(OBJECTIVE)
Everything from the first line of the data through the line with "YAxis, ReferenceLine, Legend" is to be echoed exactly, minus the pictures.

(DATA BLOCK)

____

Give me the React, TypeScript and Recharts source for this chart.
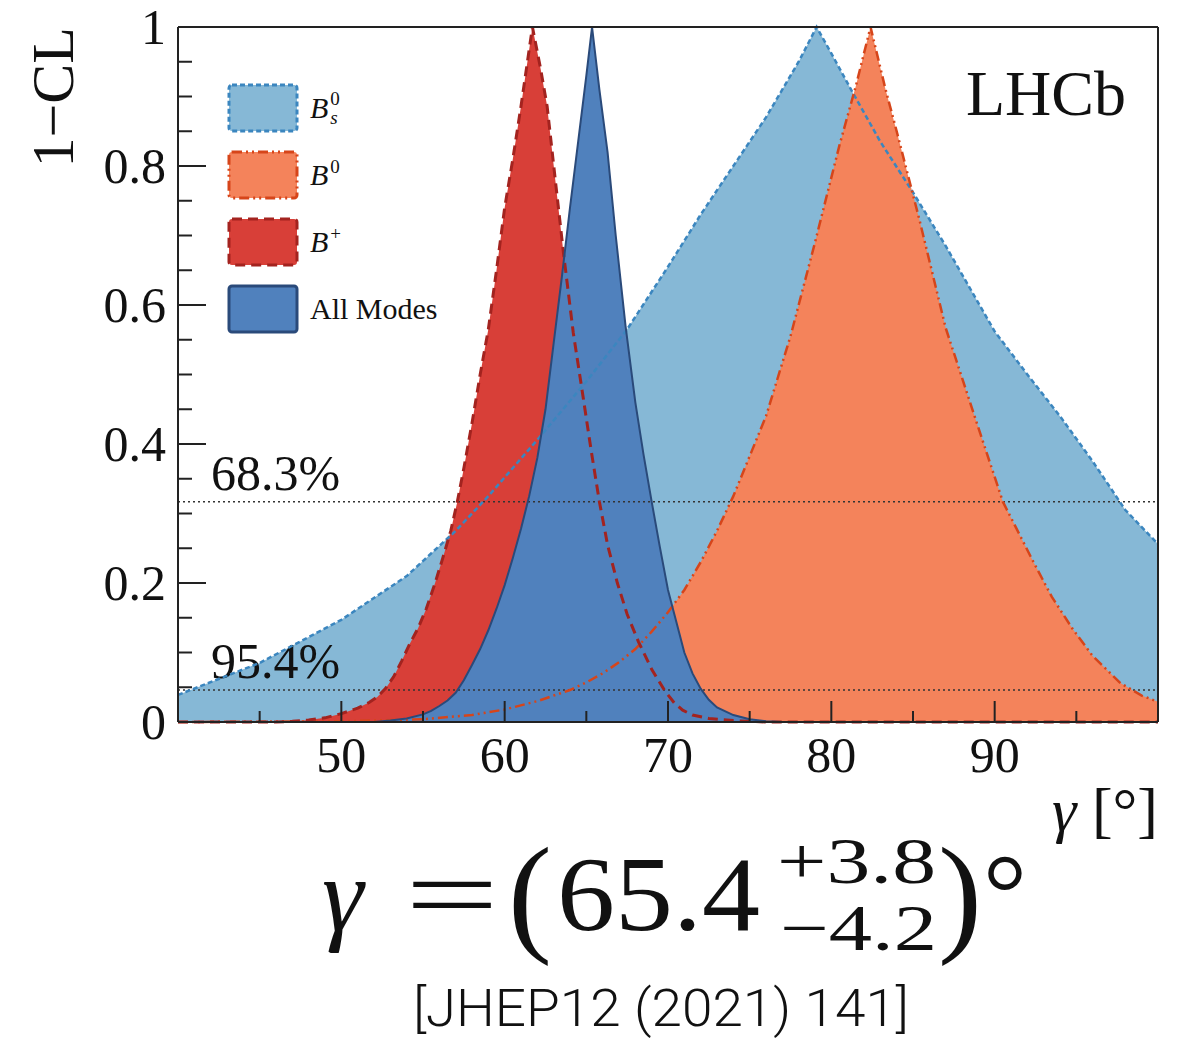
import React from "react";
import { ComposedChart, Area, Line, XAxis, YAxis, ReferenceLine, Legend } from "recharts";

const serif = '"Liberation Serif", "Times New Roman", serif';
const frame = "#222";

// gamma [deg] vs 1-CL for each mode
const bsX = [40, 45, 50, 54, 57, 59, 62, 65, 67.5, 70, 72, 74, 76, 78, 79.1, 80, 81.3, 83, 85, 87, 90, 92, 94, 96, 98, 100];
const bsY = [0.039, 0.085, 0.147, 0.21, 0.275, 0.325, 0.406, 0.49, 0.565, 0.655, 0.73, 0.8, 0.87, 0.95, 1.0, 0.962, 0.906, 0.835, 0.762, 0.685, 0.562, 0.5, 0.44, 0.375, 0.305, 0.256];

const b0X = [40, 50, 55, 58, 60, 62, 64, 65, 66, 67, 68, 69, 70, 71, 72, 73, 74, 76, 77.5, 79, 80.5, 81.5, 82.4, 83.3, 84, 85.4, 87, 88.7, 90.5, 92.4, 93.5, 94.8, 96, 97.7, 99, 100];
const b0Y = [0, 0.001, 0.004, 0.01, 0.018, 0.03, 0.046, 0.057, 0.07, 0.086, 0.105, 0.13, 0.158, 0.19, 0.23, 0.275, 0.325, 0.44, 0.555, 0.69, 0.83, 0.915, 1.0, 0.912, 0.85, 0.722, 0.567, 0.445, 0.317, 0.229, 0.18, 0.133, 0.095, 0.056, 0.038, 0.029];

const bpX = [40, 46, 47, 48, 49, 50, 51, 51.7, 52.2, 52.7, 53.2, 53.7, 54.2, 54.7, 55.2, 55.7, 56.2, 56.7, 57.1, 57.5, 58, 58.5, 59, 59.5, 60, 60.5, 61, 61.7, 62.2, 62.6, 63.1, 63.6, 64.2, 64.8, 65.3, 65.8, 66.3, 66.9, 67.5, 68.2, 69, 69.8, 70.4, 70.9, 71.5, 72.5, 74, 76, 100];
const bpY = [0, 0, 0.001, 0.003, 0.006, 0.012, 0.02, 0.028, 0.036, 0.048, 0.065, 0.088, 0.113, 0.135, 0.163, 0.197, 0.235, 0.275, 0.317, 0.365, 0.43, 0.5, 0.565, 0.65, 0.74, 0.81, 0.886, 1.0, 0.94, 0.886, 0.78, 0.675, 0.56, 0.468, 0.39, 0.317, 0.255, 0.2, 0.155, 0.115, 0.076, 0.045, 0.027, 0.017, 0.01, 0.005, 0.002, 0, 0];

const allX = [40, 52, 53, 54, 55, 55.5, 56, 56.5, 57, 57.5, 58, 58.5, 59, 59.5, 60, 60.5, 61, 61.5, 62, 62.5, 63, 63.5, 64, 64.5, 65, 65.35, 65.8, 66.3, 66.8, 67.4, 68, 68.5, 69, 69.5, 70, 70.5, 71, 71.5, 72, 72.5, 73, 74, 75, 76, 77, 100];
const allY = [0, 0, 0.002, 0.005, 0.011, 0.016, 0.023, 0.031, 0.042, 0.06, 0.082, 0.105, 0.132, 0.163, 0.197, 0.236, 0.278, 0.325, 0.38, 0.45, 0.545, 0.64, 0.74, 0.835, 0.93, 1.0, 0.91, 0.82, 0.7, 0.57, 0.46, 0.385, 0.317, 0.252, 0.19, 0.145, 0.1, 0.07, 0.048, 0.032, 0.021, 0.01, 0.004, 0.001, 0, 0];

const xTicks = [45, 50, 55, 60, 65, 70, 75, 80, 85, 90, 95];
const yTicks = [0, 0.05, 0.1, 0.15, 0.2, 0.25, 0.3, 0.35, 0.4, 0.45, 0.5, 0.55, 0.6, 0.65, 0.7, 0.75, 0.8, 0.85, 0.9, 0.95, 1];
const clLevels = [0.317, 0.046];
const clLabels = ["68.3%", "95.4%"];

const toRows = (xs: number[], ys: number[]) => xs.map((x, i) => ({ x, y: ys[i] }));

const series = [
  { key: "bs", data: toRows(bsX, bsY), fill: "#86b8d6", stroke: "#3b86bf", dash: "5 3", width: 2.5, base: "B", sup: "0", sub: "s" },
  { key: "b0", data: toRows(b0X, b0Y), fill: "#f4835b", stroke: "#d6451a", dash: "10 4 2 4 2 4", width: 2.5, base: "B", sup: "0", sub: "" },
  { key: "bp", data: toRows(bpX, bpY), fill: "#d83f38", stroke: "#a3231f", dash: "10 6", width: 3, base: "B", sup: "+", sub: "" },
  { key: "all", data: toRows(allX, allY), fill: "#5081bd", stroke: "#2a4a7a", dash: undefined, width: 2, base: "", sup: "", sub: "", text: "All Modes" },
];

const BottomTick = ({ x, y, payload }: any) => {
  const major = payload.value % 10 === 0;
  return (
    <g>
      <line x1={x} x2={x} y1={y} y2={y - (major ? 21 : 11)} stroke={frame} strokeWidth={2} />
      {major && (
        <text x={x} y={y + 50} textAnchor="middle" fontFamily={serif} fontSize={50} fill="#111">
          {payload.value}
        </text>
      )}
    </g>
  );
};

const TopTick = ({ x, y, payload }: any) => {
  const major = payload.value % 10 === 0;
  return <line x1={x} x2={x} y1={y} y2={y + (major ? 21 : 11)} stroke={frame} strokeWidth={2} />;
};

const isMajorY = (v: number) => Math.round(v * 100) % 20 === 0;

const LeftTick = ({ x, y, payload }: any) => {
  const v = payload.value;
  const major = isMajorY(v);
  return (
    <g>
      <line x1={x} x2={x + (major ? 28 : 14)} y1={y} y2={y} stroke={frame} strokeWidth={2} />
      {major && (
        <text x={x - 12} y={y + 17} textAnchor="end" fontFamily={serif} fontSize={50} fill="#111">
          {v === 0 ? "0" : v === 1 ? "1" : v.toFixed(1)}
        </text>
      )}
    </g>
  );
};

const RightTick = ({ x, y, payload }: any) => {
  const major = isMajorY(payload.value);
  return <line x1={x} x2={x - (major ? 28 : 14)} y1={y} y2={y} stroke={frame} strokeWidth={2} />;
};

const renderLegend = () => (
  <div style={{ fontFamily: serif, fontSize: 30, color: "#111" }}>
    {series.map((s) => (
      <div key={s.key} style={{ display: "flex", alignItems: "center", height: 67 }}>
        <svg width={72} height={52}>
          <rect x={2} y={3} width={68} height={46} rx={3} fill={s.fill} stroke={s.stroke} strokeWidth={3} strokeDasharray={s.dash} />
        </svg>
        <span style={{ marginLeft: 11, display: "inline-flex", alignItems: "center" }}>
          {s.text ? (
            s.text
          ) : (
            <>
              <span style={{ fontStyle: "italic" }}>{s.base}</span>
              <span style={{ display: "inline-flex", flexDirection: "column", fontSize: 19, lineHeight: "19px", marginLeft: 2 }}>
                <span style={{ marginTop: s.sub ? 0 : -16 }}>{s.sup}</span>
                {s.sub && <span style={{ fontStyle: "italic" }}>{s.sub}</span>}
              </span>
            </>
          )}
        </span>
      </div>
    ))}
  </div>
);

const renderYTitle = (props: any) => {
  const vb = props.viewBox;
  return (
    <text transform={`translate(${vb.x - 5},${vb.y}) rotate(-90)`} textAnchor="end" fontFamily={serif} fontSize={60} fill="#111">
      1−CL
    </text>
  );
};

const renderXTitle = (props: any) => {
  const vb = props.viewBox;
  return (
    <text x={vb.x + vb.width} y={vb.y + 109} textAnchor="end" fontFamily={serif} fontSize={62} fill="#111">
      <tspan fontStyle="italic">γ</tspan> [°]
    </text>
  );
};

const clLabel = (text: string) => (props: any) => {
  const vb = props.viewBox;
  return (
    <text x={vb.x + 33} y={vb.y - 12} fontFamily={serif} fontSize={50} fill="#111">
      {text}
    </text>
  );
};

export default function App() {
  return (
    <div style={{ position: "absolute", left: 0, top: 0, width: 1186, height: 1041, background: "#fff" }}>
      <ComposedChart width={1186} height={860} margin={{ top: 26, right: 27, left: 78, bottom: 78 }}>
        <XAxis
          xAxisId="b"
          dataKey="x"
          type="number"
          domain={[40, 100]}
          ticks={xTicks}
          interval={0}
          tickSize={0}
          tickMargin={0}
          tickLine={false}
          height={60}
          tick={(p: any) => <BottomTick {...p} />}
          axisLine={{ stroke: frame, strokeWidth: 2 }}
          label={renderXTitle}
        />
        <XAxis
          xAxisId="t"
          orientation="top"
          dataKey="x"
          type="number"
          domain={[40, 100]}
          ticks={xTicks}
          interval={0}
          tickSize={0}
          tickMargin={0}
          tickLine={false}
          height={1}
          tick={(p: any) => <TopTick {...p} />}
          axisLine={{ stroke: frame, strokeWidth: 2 }}
        />
        <YAxis
          yAxisId="l"
          type="number"
          domain={[0, 1]}
          ticks={yTicks}
          interval={0}
          tickSize={0}
          tickMargin={0}
          tickLine={false}
          width={100}
          tick={(p: any) => <LeftTick {...p} />}
          axisLine={{ stroke: frame, strokeWidth: 2 }}
          label={renderYTitle}
        />
        <YAxis
          yAxisId="r"
          orientation="right"
          type="number"
          domain={[0, 1]}
          ticks={yTicks}
          interval={0}
          tickSize={0}
          tickMargin={0}
          tickLine={false}
          width={1}
          tick={(p: any) => <RightTick {...p} />}
          axisLine={{ stroke: frame, strokeWidth: 2 }}
        />
        {series.map((s) => (
          <Area
            key={`area-${s.key}`}
            xAxisId="b"
            yAxisId="l"
            data={s.data}
            dataKey="y"
            type="linear"
            fill={s.fill}
            fillOpacity={1}
            stroke="none"
            isAnimationActive={false}
          />
        ))}
        {clLevels.map((v, i) => (
          <ReferenceLine
            key={v}
            xAxisId="b"
            yAxisId="l"
            y={v}
            stroke="#333"
            strokeWidth={1.5}
            strokeDasharray="2 3"
            label={clLabel(clLabels[i])}
          />
        ))}
        {series.map((s) => (
          <Line
            key={`line-${s.key}`}
            xAxisId="b"
            yAxisId="l"
            data={s.data}
            dataKey="y"
            type="linear"
            stroke={s.stroke}
            strokeWidth={s.width}
            strokeDasharray={s.dash}
            dot={false}
            activeDot={false}
            legendType="none"
            isAnimationActive={false}
          />
        ))}
        <Legend
          layout="vertical"
          align="center"
          verticalAlign="middle"
          wrapperStyle={{ left: 227, top: 74, width: "auto", height: "auto" }}
          content={renderLegend}
        />
      </ComposedChart>
      <svg width={1186} height={1041} style={{ position: "absolute", left: 0, top: 0, pointerEvents: "none" }}>
        <text x={1126} y={115} textAnchor="end" fontFamily={serif} fontSize={64} fill="#111">
          LHCb
        </text>
        <text x={322} y={930} fontFamily={serif} fontSize={105} fontStyle="italic" fill="#111">γ</text>
        <text x={405} y={930} fontFamily={serif} fontSize={105} fill="#111" textLength={94} lengthAdjust="spacingAndGlyphs">=</text>
        <text x={508} y={938} fontFamily={serif} fontSize={132} fill="#111">(</text>
        <text x={557} y={930} fontFamily={serif} fontSize={105} fill="#111" textLength={203} lengthAdjust="spacingAndGlyphs">65.4</text>
        <text x={777} y={883} fontFamily={serif} fontSize={66} fill="#111" textLength={159} lengthAdjust="spacingAndGlyphs">+3.8</text>
        <text x={780} y={950} fontFamily={serif} fontSize={66} fill="#111" textLength={157} lengthAdjust="spacingAndGlyphs">−4.2</text>
        <text x={938} y={938} fontFamily={serif} fontSize={132} fill="#111">)</text>
        <text x={983} y={930} fontFamily={serif} fontSize={110} fill="#111">°</text>
        <text x={661} y={1026} textAnchor="middle" fontFamily="Roboto, 'Liberation Sans', sans-serif" fontWeight={300} fontSize={52} fill="#111" textLength={496} lengthAdjust="spacingAndGlyphs">
          [JHEP12 (2021) 141]
        </text>
      </svg>
    </div>
  );
}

____

(WRITTEN ANSWER)
Give me the React, TypeScript and Recharts source for this chart.
import React from "react";
import { ComposedChart, Area, Line, XAxis, YAxis, ReferenceLine, Legend } from "recharts";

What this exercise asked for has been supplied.